レジ裏のターンテーブル脇にドサッと置かれたLP盤は、行くたびにその枚数が増えていってる。ちなみにチカーノものは、レーベルのオンラインショップ上で完売することが多いらしく、最近もっぱら直輸入。たまに下高井戸の『トラスムンド』にも通う。
東京都目黒区中目黒3-5-30 03·5734·1900 13:00〜18:00 水・木休

タイ東北 モーラム酒店
モーラムとイサーン地方の激辛料理。

タイ東北 モーラム酒店 外装
タイ東北 モーラム酒店 店内

 その名のとおり、BGMはモーラム。え、何それ? と思うなかれ。タイ語でモー=スペシャリスト、ラム=歌を意味する、東北部のイサーン地方に伝わる伝統音楽。

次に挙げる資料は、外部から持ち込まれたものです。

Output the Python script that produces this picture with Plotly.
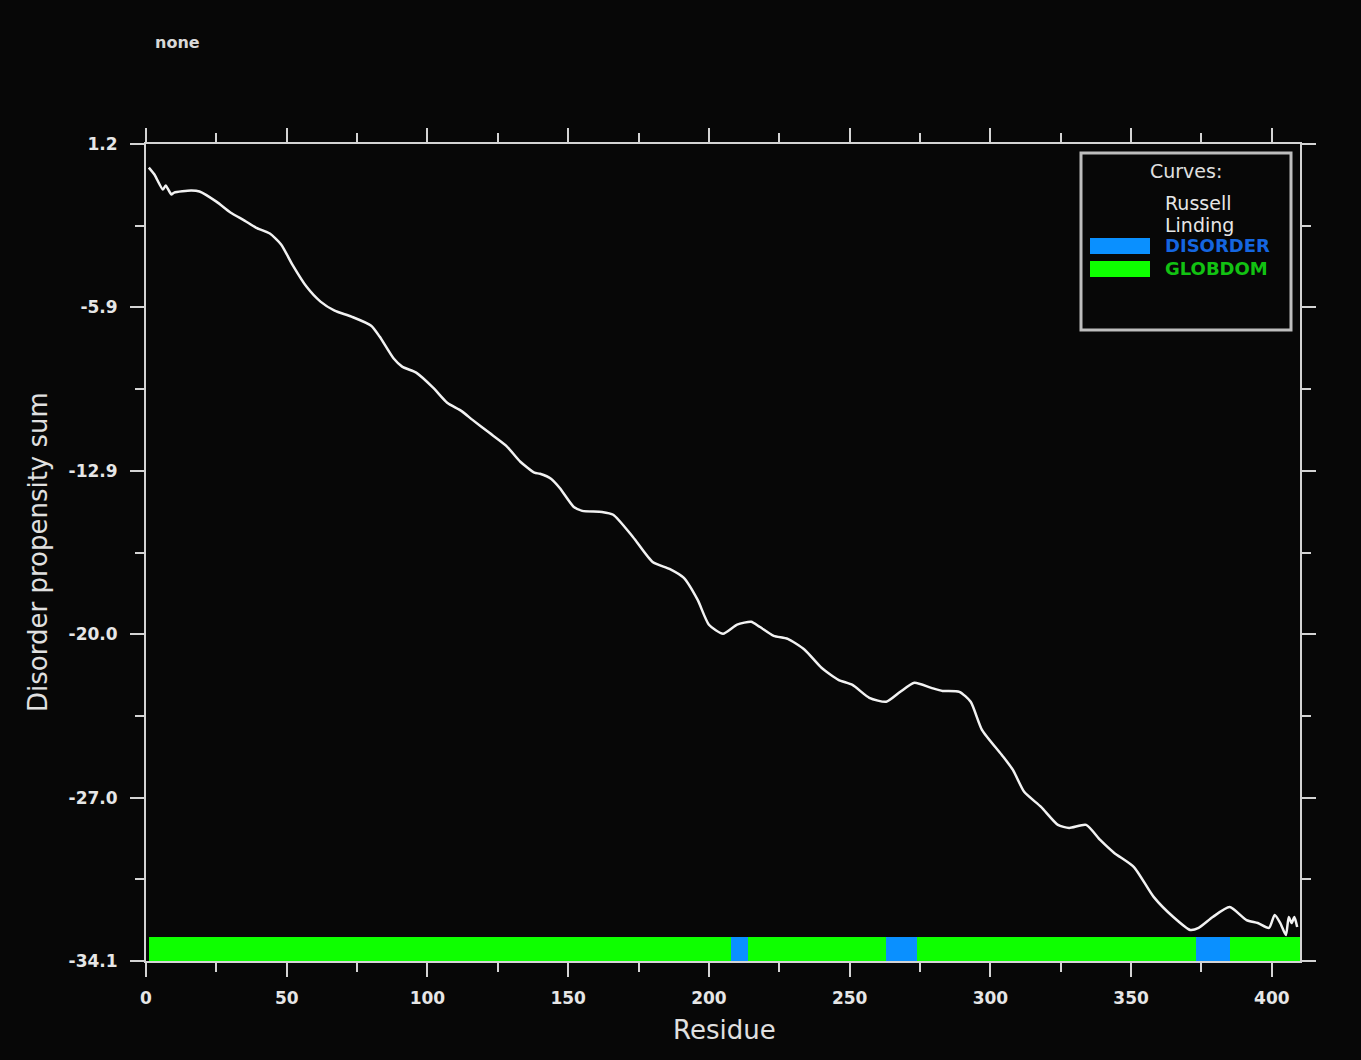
import numpy as np
import plotly.graph_objects as go

# Cumulative disorder propensity (Russell/Linding scale) along the sequence
residue = [1, 3, 6, 7, 9, 10, 16, 19, 25, 30, 35, 39, 44, 48, 52, 57, 62, 67, 73, 80,
           83, 88, 91, 96, 102, 107, 112, 116, 122, 128, 133, 138, 140, 144, 147, 152,
           155, 162, 166, 173, 180, 186, 191, 196, 200, 205, 210, 215, 218, 223, 228,
           234, 240, 246, 251, 257, 263, 268, 273, 279, 283, 289, 293, 297, 304, 308,
           312, 318, 324, 328, 334, 339, 344, 351, 358, 365, 371, 374, 379, 385, 391,
           395, 399, 401, 403, 405, 406, 407, 408, 409]
propensity = [0.18, -0.12, -0.77, -0.59, -0.98, -0.90, -0.81, -0.85, -1.29, -1.76,
              -2.11, -2.41, -2.67, -3.14, -4.01, -4.96, -5.61, -6.00, -6.26, -6.65,
              -7.12, -8.07, -8.42, -8.68, -9.33, -9.98, -10.33, -10.72, -11.28, -11.84,
              -12.53, -13.00, -13.05, -13.27, -13.66, -14.48, -14.65, -14.70, -14.82,
              -15.78, -16.86, -17.16, -17.54, -18.50, -19.57, -19.96, -19.57, -19.44,
              -19.66, -20.05, -20.18, -20.65, -21.43, -21.95, -22.17, -22.73, -22.90,
              -22.47, -22.08, -22.30, -22.43, -22.47, -22.90, -24.11, -25.19, -25.84,
              -26.79, -27.44, -28.22, -28.35, -28.22, -28.87, -29.43, -30.04, -31.33,
              -32.20, -32.76, -32.67, -32.20, -31.77, -32.33, -32.46, -32.67, -32.11,
              -32.46, -32.98, -32.20, -32.46, -32.20, -32.63]

# Predicted domains (start, end residue)
globdom_segments = [(1, 410)]
disorder_segments = [(208, 214), (263, 274), (373, 385)]

y_min, y_max = -34.1, 1.2
x_max = 410
bar_top = -33.05

GREEN = "#0EFF00"
BLUE = "#0A90FF"
AXIS = "#d4d4d4"
BG = "#070707"
FONT = "DejaVu Sans"

fig = go.Figure()

# domain strip along the bottom
fig.add_trace(go.Bar(
    orientation="h",
    y=[(y_min + bar_top) / 2] * len(globdom_segments),
    base=[s for s, e in globdom_segments],
    x=[e - s for s, e in globdom_segments],
    width=[bar_top - y_min] * len(globdom_segments),
    marker=dict(color=GREEN, line=dict(width=0)),
    showlegend=False, hoverinfo="skip",
))
fig.add_trace(go.Bar(
    orientation="h",
    y=[(y_min + bar_top) / 2] * len(disorder_segments),
    base=[s for s, e in disorder_segments],
    x=[e - s for s, e in disorder_segments],
    width=[bar_top - y_min] * len(disorder_segments),
    marker=dict(color=BLUE, line=dict(width=0)),
    showlegend=False, hoverinfo="skip",
))

fig.add_trace(go.Scatter(
    x=residue, y=propensity, mode="lines",
    line=dict(color="#f2f2f2", width=2.5, shape="spline", smoothing=0.6),
    showlegend=False,
))

y_ticks = np.linspace(y_max, y_min, 6)
y_minor = (y_ticks[:-1] + y_ticks[1:]) / 2

tickfont = dict(family=FONT, size=17, color="#e6e6e6", weight="bold")
fig.update_xaxes(
    range=[0, x_max], showgrid=False, zeroline=False,
    showline=True, linecolor=AXIS, linewidth=2, mirror="allticks",
    ticks="outside", ticklen=14, tickwidth=2, tickcolor=AXIS,
    tickmode="linear", tick0=0, dtick=50,
    minor=dict(ticks="outside", ticklen=9, tickwidth=2, tickcolor=AXIS,
               tickmode="linear", tick0=0, dtick=25),
    tickfont=tickfont, ticklabelstandoff=7,
)
fig.update_yaxes(
    range=[y_min, y_max], showgrid=False, zeroline=False,
    showline=True, linecolor=AXIS, linewidth=2, mirror="allticks",
    ticks="outside", ticklen=14, tickwidth=2, tickcolor=AXIS,
    tickmode="array", tickvals=list(y_ticks),
    ticktext=[f"{v:.1f}" for v in y_ticks],
    minor=dict(ticks="outside", ticklen=9, tickwidth=2, tickcolor=AXIS,
               tickmode="array", tickvals=list(y_minor)),
    tickfont=tickfont, ticklabelstandoff=9,
)

W, H = 1361, 1060
L, R, T, B = 146, 61, 144, 99
pw, ph = W - L - R, H - T - B


def px(x):
    return (x - L) / pw


def py(y):
    return (H - B - y) / ph


shapes = [
    # legend frame
    dict(type="rect", xref="paper", yref="paper",
         x0=px(1081), x1=px(1291), y0=py(330), y1=py(153),
         line=dict(color="#bdbdbd", width=3), fillcolor=BG),
    dict(type="rect", xref="paper", yref="paper",
         x0=px(1090), x1=px(1150), y0=py(254), y1=py(238),
         line=dict(width=0), fillcolor=BLUE),
    dict(type="rect", xref="paper", yref="paper",
         x0=px(1090), x1=px(1150), y0=py(277), y1=py(261),
         line=dict(width=0), fillcolor=GREEN),
]

annotations = [
    dict(text="Curves:", x=px(1186), y=py(171), xanchor="center", yanchor="middle",
         font=dict(family=FONT, size=19, color="#e0e0e0")),
    dict(text="Russell", x=px(1163), y=py(203), xanchor="left", yanchor="middle",
         font=dict(family=FONT, size=19, color="#e6e6e6")),
    dict(text="Linding", x=px(1163), y=py(225), xanchor="left", yanchor="middle",
         font=dict(family=FONT, size=19, color="#e6e6e6")),
    dict(text="DISORDER", x=px(1163), y=py(246), xanchor="left", yanchor="middle",
         font=dict(family=FONT, size=18, color="#1566E0", weight="bold")),
    dict(text="GLOBDOM", x=px(1163), y=py(268), xanchor="left", yanchor="middle",
         font=dict(family=FONT, size=18, color="#12C212", weight="bold")),
    dict(text="none", x=px(177), y=py(42), xanchor="center", yanchor="middle",
         font=dict(family=FONT, size=16, color="#d8d8d8", weight="bold")),
    dict(text="Residue", x=px(724), y=py(1030), xanchor="center", yanchor="middle",
         font=dict(family=FONT, size=26, color="#e0e0e0")),
    dict(text="Disorder propensity sum", x=px(38), y=py(552), textangle=-90,
         xanchor="center", yanchor="middle",
         font=dict(family=FONT, size=26, color="#e0e0e0")),
]
for a in annotations:
    a.update(xref="paper", yref="paper", showarrow=False)

fig.update_layout(
    width=W, height=H, autosize=False,
    margin=dict(l=L, r=R, t=T, b=B, pad=0),
    paper_bgcolor=BG, plot_bgcolor=BG,
    barmode="overlay", bargap=0,
    shapes=shapes, annotations=annotations,
    showlegend=False,
)

fig.write_html("out.html")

本国はもちろん日本でもDJユニットSOI48のおかげで再評価が進んでいるワールドミュージックってわけだ。「BGMは、そのSOI48さんが監修。昭和チックなメロディとこぶしの効いた歌いっぷりは、演歌にも似ているからビールが進むんですよね」。それこそ東北地方の激辛料理をビールでぐいと流し込めば、そこはもうタイの屋台。モーラムは極楽浄土の音楽だ。

BGM Play List

ラビン・プータイのアルバム
1. こちらは伝説の歌手、ラビン・プータイのアルバム。甘い歌声を持ち味に、レコード屋の荷物運びから人気歌手に成り上がったDIY精神の持ち主。
カムロン・サンブンナローンのアルバム
2. 戦前ジャズやラテンをいち早く取り入れたオシャレ系として知られるカムロン・サンブンナローンのアルバム。
タオ・バンドンのアルバム
3. SOI48のレビューを読むと、世界中のレアグルーブDJに愛されるというルークトゥン歌手のタオ・バンドン。こぶしの効いた甘い声に、泥くさいバック演奏。ちなみに、ルークトゥンとは、タイの大衆歌謡のこと。その源流は1930年代までさかのぼることができ、1950年代に西洋音楽などを取り入れることで多様化。1980年代の東北部からの出稼ぎ労働者の都市部流入とともに、大衆化していったモーラムとは似て非なるもの。
アンカナーン・クンチャイのアルバム
4. 映画『バンコクナイツ』にも出演したタイの音楽史にその名を刻むアンカナーン・クンチャイ。’70年代に発売された作品はもちろん、近年の作品もおすすめだ。
サントーン・シーサイのアルバム
5. ’70年代のタイ芸能界で活躍した映画スターのサントーン・シーサイ。ラテンやロック、ディスコ音楽を果敢に取り込んだルークトゥンシンガーとしても有名だ。